Belt colors

White belt
The color white signifies innocence, as that of the beginning student who has no previous knowledge of Karate Do.

Yellow belt
The color yellow signifies the earth. The beginning student begins to create a firm foundation in Karate Do technique, just as a seed begins to expand its root system deep in the earth as it begins to grow.

Orange belt
The color orange signifies the changes of Autumn, as the student's mind and body begin to develop and grow as a result of the new Karate Do experience.

Green belt
The color green represents growth, like that of the green plant as it sprouts out of the ground. The student has built a firm foundation and now begins to grow in the art of Karate Do.

Blue belt
The color blue represents the sky. Reminding the student to reach for the heavens and continue their Karate Do journey.

Brown belt
The color brown represents the ripening or maturing process as that of the advanced Karate Do student whose techniques are beginning to mature.

Black belt
The opposite of white signifies maturity and dignity, as that of a senior student of Karate Do, who has learned the basic curriculum of Karate Do and is ready to become a true student of Karate Do.

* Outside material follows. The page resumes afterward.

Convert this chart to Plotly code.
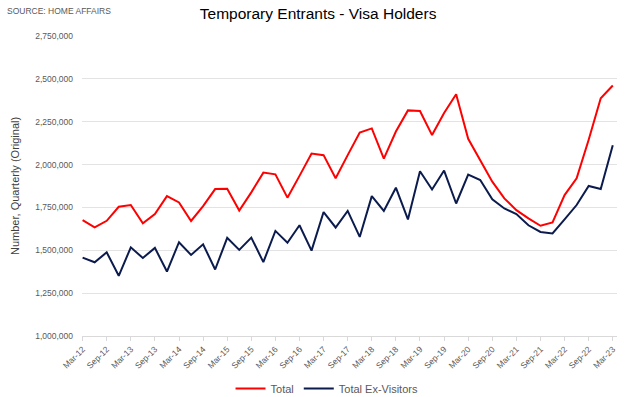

A Brief History of the Martial Arts Belt Systems

A brief history of gup/kyu/dan (kyu is the Japanese equivalent of gup) ranking systems and belts, follows:

Before Jigoro Kano invented Judo, there was no kyu/dan ranking system. Kano invented it when he awarded "shodan" to two of his senior students (Saito and Tomita) in 1883. Even then, there was no external differentiation between yudansha (dan ranks) and mudansha (those who hadn't yet attained dan ranking). Kano apparently began the custom of having his yudansha wear black obis in 1886. These obis weren't the belts karateka and judoka wear today - Kano hadn't invented the judogi (uniform) yet, and his students were still practicing in kimono. They were the wide obi still worn with formal kimono. In 1907, Kano introduced the modern gi and its modern obi, but he still only used white and black.

Karateka in Okinawa didn't use any sort of special uniform at all in the old days. The kyu/dan ranking system, and the modern karategi (modified judogi) were first adopted by Funakoshi in an effort to encourage karate's acceptance by the Japanese. He awarded the first "shodan" ranks given in karate to Tokuda, Otsuka, Akiba, Shimizu, Hirose, Gima, and Kasuya on April 10, 1924. The adoption of the kyu/dan system and the adoption of a standard uniform based on the judogi were 2 of the 4 conditions which the Dai-Nippon Butokukai required before recognizing karate as a "real" martial art. If you look at photographs of Okinawan karateka training in the early part of this century, you'll see that they were training in their everyday clothes, or in their underwear.

Most other arts that have ranking/belt color systems adopted them from the Japanese.